# SHORT TASK:
Using the material below, repeat exactly the lines from the one with "Write the Apache ECharts code for this chart." through the one with "const FONT = 'DejaVu Sans';", ends included, without any images.

# TASK DATA:
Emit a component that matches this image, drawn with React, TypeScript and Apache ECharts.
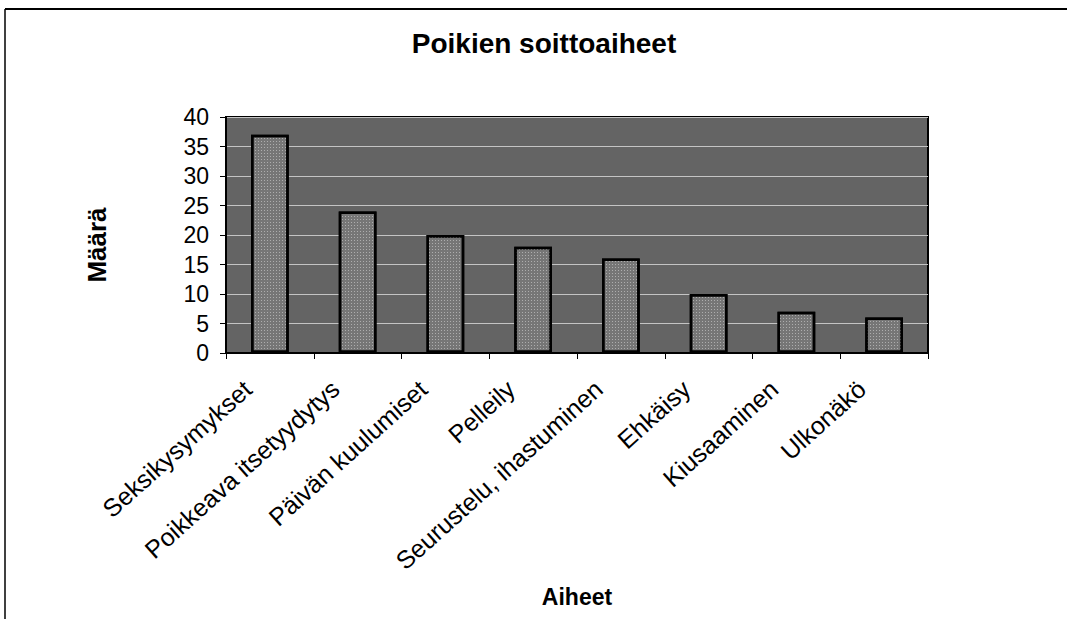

* * *

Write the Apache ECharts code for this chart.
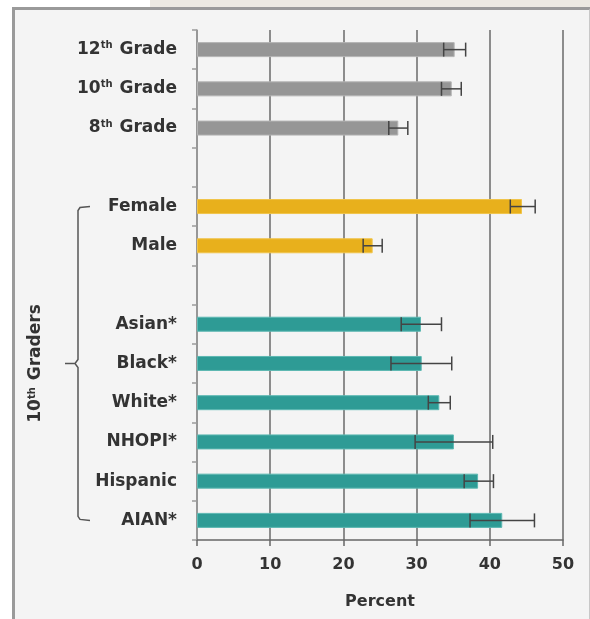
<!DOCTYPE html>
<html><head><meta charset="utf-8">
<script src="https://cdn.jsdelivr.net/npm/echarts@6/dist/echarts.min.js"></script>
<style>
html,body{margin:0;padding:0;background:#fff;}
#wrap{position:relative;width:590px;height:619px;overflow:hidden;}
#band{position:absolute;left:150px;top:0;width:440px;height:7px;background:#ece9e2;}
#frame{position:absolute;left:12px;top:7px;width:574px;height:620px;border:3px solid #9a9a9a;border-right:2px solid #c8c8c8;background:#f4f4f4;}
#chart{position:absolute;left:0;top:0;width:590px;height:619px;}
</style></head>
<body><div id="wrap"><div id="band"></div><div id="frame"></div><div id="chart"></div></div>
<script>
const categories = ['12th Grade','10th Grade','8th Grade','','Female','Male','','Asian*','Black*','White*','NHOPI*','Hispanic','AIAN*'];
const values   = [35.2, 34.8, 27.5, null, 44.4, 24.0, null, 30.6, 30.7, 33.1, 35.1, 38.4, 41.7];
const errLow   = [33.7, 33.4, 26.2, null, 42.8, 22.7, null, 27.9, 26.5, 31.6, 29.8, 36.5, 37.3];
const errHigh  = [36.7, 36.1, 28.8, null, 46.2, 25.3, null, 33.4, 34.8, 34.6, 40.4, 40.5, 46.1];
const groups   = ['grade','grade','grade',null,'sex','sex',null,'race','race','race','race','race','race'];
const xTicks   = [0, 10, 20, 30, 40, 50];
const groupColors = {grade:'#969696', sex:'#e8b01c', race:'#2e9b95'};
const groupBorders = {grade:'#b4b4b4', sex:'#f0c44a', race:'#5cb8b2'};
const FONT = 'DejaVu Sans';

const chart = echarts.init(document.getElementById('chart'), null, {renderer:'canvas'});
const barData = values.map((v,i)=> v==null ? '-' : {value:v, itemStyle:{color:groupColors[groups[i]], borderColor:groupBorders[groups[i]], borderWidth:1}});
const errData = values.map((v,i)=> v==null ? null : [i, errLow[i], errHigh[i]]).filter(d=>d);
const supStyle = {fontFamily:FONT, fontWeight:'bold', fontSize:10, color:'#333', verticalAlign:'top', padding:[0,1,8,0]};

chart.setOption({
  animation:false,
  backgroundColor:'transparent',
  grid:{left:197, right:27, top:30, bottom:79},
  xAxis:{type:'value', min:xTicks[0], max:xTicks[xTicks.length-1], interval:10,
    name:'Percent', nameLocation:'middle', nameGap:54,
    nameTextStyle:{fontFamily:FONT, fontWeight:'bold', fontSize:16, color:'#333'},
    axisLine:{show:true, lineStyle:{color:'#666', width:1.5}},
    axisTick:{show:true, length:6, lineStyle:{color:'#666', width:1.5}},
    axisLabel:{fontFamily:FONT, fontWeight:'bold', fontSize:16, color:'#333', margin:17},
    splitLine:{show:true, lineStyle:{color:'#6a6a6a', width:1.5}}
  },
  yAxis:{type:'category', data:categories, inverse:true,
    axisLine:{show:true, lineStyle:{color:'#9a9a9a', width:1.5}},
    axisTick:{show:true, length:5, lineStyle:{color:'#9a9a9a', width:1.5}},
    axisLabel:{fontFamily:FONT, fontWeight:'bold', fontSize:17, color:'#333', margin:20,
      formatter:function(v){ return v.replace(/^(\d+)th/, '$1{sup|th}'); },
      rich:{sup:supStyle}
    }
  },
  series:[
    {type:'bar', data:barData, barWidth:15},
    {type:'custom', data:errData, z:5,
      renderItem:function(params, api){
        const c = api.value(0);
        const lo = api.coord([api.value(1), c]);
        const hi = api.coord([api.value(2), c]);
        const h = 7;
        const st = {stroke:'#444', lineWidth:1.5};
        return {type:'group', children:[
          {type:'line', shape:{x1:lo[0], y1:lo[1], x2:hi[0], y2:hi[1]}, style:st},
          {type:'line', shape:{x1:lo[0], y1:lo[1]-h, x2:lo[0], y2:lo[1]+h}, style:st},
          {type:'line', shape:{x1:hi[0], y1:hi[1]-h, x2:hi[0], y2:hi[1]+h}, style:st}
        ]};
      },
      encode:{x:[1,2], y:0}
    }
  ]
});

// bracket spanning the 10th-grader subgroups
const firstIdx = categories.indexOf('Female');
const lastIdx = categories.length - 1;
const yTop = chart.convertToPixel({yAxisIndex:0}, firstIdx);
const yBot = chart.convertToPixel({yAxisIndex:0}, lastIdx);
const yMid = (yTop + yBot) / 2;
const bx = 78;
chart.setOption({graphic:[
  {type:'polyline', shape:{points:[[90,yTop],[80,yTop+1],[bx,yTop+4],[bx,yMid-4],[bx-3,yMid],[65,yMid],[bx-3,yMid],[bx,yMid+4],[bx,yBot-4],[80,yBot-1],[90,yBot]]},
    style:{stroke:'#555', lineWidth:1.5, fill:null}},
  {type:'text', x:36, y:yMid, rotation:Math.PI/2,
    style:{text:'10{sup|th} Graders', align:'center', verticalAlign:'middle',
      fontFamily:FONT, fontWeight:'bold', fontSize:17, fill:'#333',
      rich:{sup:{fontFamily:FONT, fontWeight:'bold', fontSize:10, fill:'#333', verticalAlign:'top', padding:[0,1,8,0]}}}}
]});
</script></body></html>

# TASK OUTPUT:
Write the Apache ECharts code for this chart.
<!DOCTYPE html>
<html><head><meta charset="utf-8">
<script src="https://cdn.jsdelivr.net/npm/echarts@6/dist/echarts.min.js"></script>
<style>
html,body{margin:0;padding:0;background:#fff;}
#wrap{position:relative;width:590px;height:619px;overflow:hidden;}
#band{position:absolute;left:150px;top:0;width:440px;height:7px;background:#ece9e2;}
#frame{position:absolute;left:12px;top:7px;width:574px;height:620px;border:3px solid #9a9a9a;border-right:2px solid #c8c8c8;background:#f4f4f4;}
#chart{position:absolute;left:0;top:0;width:590px;height:619px;}
</style></head>
<body><div id="wrap"><div id="band"></div><div id="frame"></div><div id="chart"></div></div>
<script>
const categories = ['12th Grade','10th Grade','8th Grade','','Female','Male','','Asian*','Black*','White*','NHOPI*','Hispanic','AIAN*'];
const values   = [35.2, 34.8, 27.5, null, 44.4, 24.0, null, 30.6, 30.7, 33.1, 35.1, 38.4, 41.7];
const errLow   = [33.7, 33.4, 26.2, null, 42.8, 22.7, null, 27.9, 26.5, 31.6, 29.8, 36.5, 37.3];
const errHigh  = [36.7, 36.1, 28.8, null, 46.2, 25.3, null, 33.4, 34.8, 34.6, 40.4, 40.5, 46.1];
const groups   = ['grade','grade','grade',null,'sex','sex',null,'race','race','race','race','race','race'];
const xTicks   = [0, 10, 20, 30, 40, 50];
const groupColors = {grade:'#969696', sex:'#e8b01c', race:'#2e9b95'};
const groupBorders = {grade:'#b4b4b4', sex:'#f0c44a', race:'#5cb8b2'};
const FONT = 'DejaVu Sans';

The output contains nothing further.